Collaborative effort reveals diversity and distribution of eucalypt insect pests across 14 African countries 2020-04-01
Non-native Eucalyptus insect pests pose a threat to eucalypt production in sub-Saharan Africa. In 2017, a collaborative project was developed with the aim of understanding the distribution and genetic diversity of Eucalyptus insect pests and their natural enemies in the region. The project was led by Prof. Brett Hurley and Prof. Bernard Slippers of the Forestry and Agricultural Biotechnology Institute (FABI) at the University of Pretoria and run by a postdoctoral Fellow Dr Mesfin Gossa. The project involved foresters and entomologists from 14 sub-Saharan African countries, including the Democratic Republic of Congo (DRC), Ghana, Ethiopia, Kenya, Madagascar, Malawi, Mauritius, Reunion, Rwanda, Sierra Leone, South Africa, Uganda, Zambia and Zimbabwe. Surveys and sample collection were conducted and insect identification and genetic diversity analysis were made using a combination of morphological and molecular techniques.
The first publication of this project appeared recently in the journal Biological Invasions. This paper highlights that five major non-native Eucalyptus insect pests, namely Glycaspis brimblecombei, Gonipterus sp.n.2, Leptocybe invasa, Thaumastocoris peregrinus, and Ophelimus maskelli were identified from various countries across the region. Most of these insect pests were found broadly distributed across the sampled countries, with first reports in many of those countries.

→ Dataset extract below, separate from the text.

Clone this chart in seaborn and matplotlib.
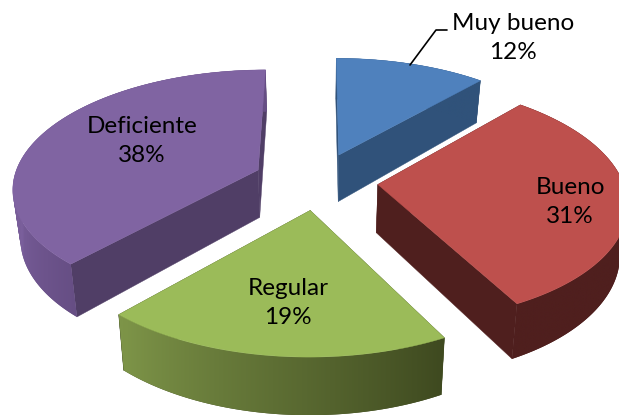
import numpy as np
import matplotlib
matplotlib.use("Agg")
import matplotlib.pyplot as plt
from matplotlib.patches import PathPatch
from matplotlib.path import Path
import seaborn as sns

categories = ["Muy bueno", "Bueno", "Regular", "Deficiente"]
shares = [11.6, 30.7, 19.4, 38.3]
percents = [12, 31, 19, 38]

top_colors = sns.color_palette(["#4F81BD", "#BE504D", "#9BBB59", "#8064A2"])
wall_colors = ["#30527A", "#4F1F1E", "#3F4A20", "#503E66"]
# outer wall colour along the part of each slice's rim that faces the viewer
outer_from = ["#30527A", "#4F1F1E", "#3F4A20", "#664E84"]
outer_to = ["#30527A", "#4F1F1E", "#7D9448", "#7E62A0"]
label_xy = [(513, 38), (570, 202), (288, 303), (142, 141)]
explode = [0.245, 0.245, 0.245, 0.265]

CX, CY = 318, 181      # pie centre on the canvas
AX, AY = 245, 117      # radii of the ellipse
PERSP = 0.14           # perspective strength
DEPTH = 48             # thickness
SHRINK = 0.975         # lower face is slightly narrower

sns.set_theme(style="white")
plt.rcParams["font.family"] = ["Lato", "DejaVu Sans"]
fig = plt.figure(figsize=(6.19, 4.15), dpi=100)
ax = fig.add_axes([0, 0, 1, 1])
ax.axis("off")


def project(X, Y, low=False):
    w = 1 / (1 - PERSP * Y)
    sx, sy = X * w * AX, Y * w * AY
    if low:
        return CX + sx * SHRINK, CY + sy + DEPTH * w
    return CX + sx, CY + sy


def blend(c0, c1, t):
    a = np.array(matplotlib.colors.to_rgb(c0))
    b = np.array(matplotlib.colors.to_rgb(c1))
    return a + (b - a) * t


def ring(pts):
    """Closed path with a fixed winding, so that overlapping parts add up."""
    x, y = pts[:, 0], pts[:, 1]
    area = np.sum(x * np.roll(y, -1) - np.roll(x, -1) * y)
    if area < 0:
        pts = pts[::-1]
    return Path(np.vstack([pts, pts[0]]), closed=True)


fractions = np.array(shares) / sum(shares)
edges = np.concatenate([[0], np.cumsum(fractions)]) * 2 * np.pi
for i in range(len(categories)):
    t0, t1 = edges[i], edges[i + 1]
    mid = (t0 + t1) / 2
    ox, oy = explode[i] * np.sin(mid), -explode[i] * np.cos(mid)
    th = np.linspace(t0, t1, 240)
    X, Y = ox + np.sin(th), oy - np.cos(th)
    tx, ty = project(X, Y)
    bx, by = project(X, Y, low=True)
    apx, apy = project(ox, oy)
    abx, aby = project(ox, oy, low=True)
    # radial walls
    for j in (0, -1):
        ax.fill([apx, tx[j], bx[j], abx], [apy, ty[j], by[j], aby],
                color=wall_colors[i], lw=0.3, zorder=2 + i)
    # outer wall outline: the union of the small strips between both faces
    parts = [ring(np.array([[tx[k], ty[k]], [tx[k + 1], ty[k + 1]],
                            [bx[k + 1], by[k + 1]], [bx[k], by[k]]]))
             for k in range(len(th) - 1)]
    outline = Path.make_compound_path(*parts)
    base = PathPatch(outline, transform=ax.transData, facecolor=outer_from[i],
                     edgecolor="none", zorder=2 + i)
    ax.add_patch(base)
    # colour ramp over the rim part that faces the viewer
    vis = (th > np.pi / 2) & (th < 3 * np.pi / 2)
    xmin, xmax = outline.vertices[:, 0].min(), outline.vertices[:, 0].max()
    ymin, ymax = outline.vertices[:, 1].min(), outline.vertices[:, 1].max()
    gx = np.linspace(xmin, xmax, 256)
    if vis.any():
        vx = bx[vis]
        order = np.argsort(vx)
        param = np.interp(gx, vx[order], np.linspace(0, 1, vis.sum())[order])
    else:
        param = np.zeros_like(gx)
    grad = np.array([[blend(outer_from[i], outer_to[i], p) for p in param]])
    im = ax.imshow(grad, extent=(xmin, xmax, ymax, ymin), aspect="auto",
                   interpolation="bilinear", zorder=2 + i)
    im.set_clip_path(base)
    # top face
    ax.fill(np.r_[apx, tx], np.r_[apy, ty], color=top_colors[i], lw=0.3, zorder=3 + i)
    ax.text(label_xy[i][0], label_xy[i][1], f"{categories[i]}\n{percents[i]}%",
            ha="center", va="center", fontsize=17.5, color="black",
            linespacing=1.5, zorder=20)

ax.plot([410, 436, 447], [65, 30, 30], color="black", lw=1.2, zorder=21)
ax.set_xlim(0, 619)
ax.set_ylim(415, 0)
fig.savefig("out.png", dpi=100)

Moderate genetic diversity was observed for T. peregrinus and Gonipterus sp.n.2 and at least two distinct lineages for L. invasa. This is a remarkable result as it sheds light on the understanding of Eucalyptus insect pests in sub-Saharan Africa and forms baseline information for quarantine, management and future research of these pests in the region and beyond. Perhaps the most important output of this project is the contribution it made towards developing a collaboration among foresters and entomologists from various institutes across the region. Such networks play a crucial role in responding to the growing threat from invasive species.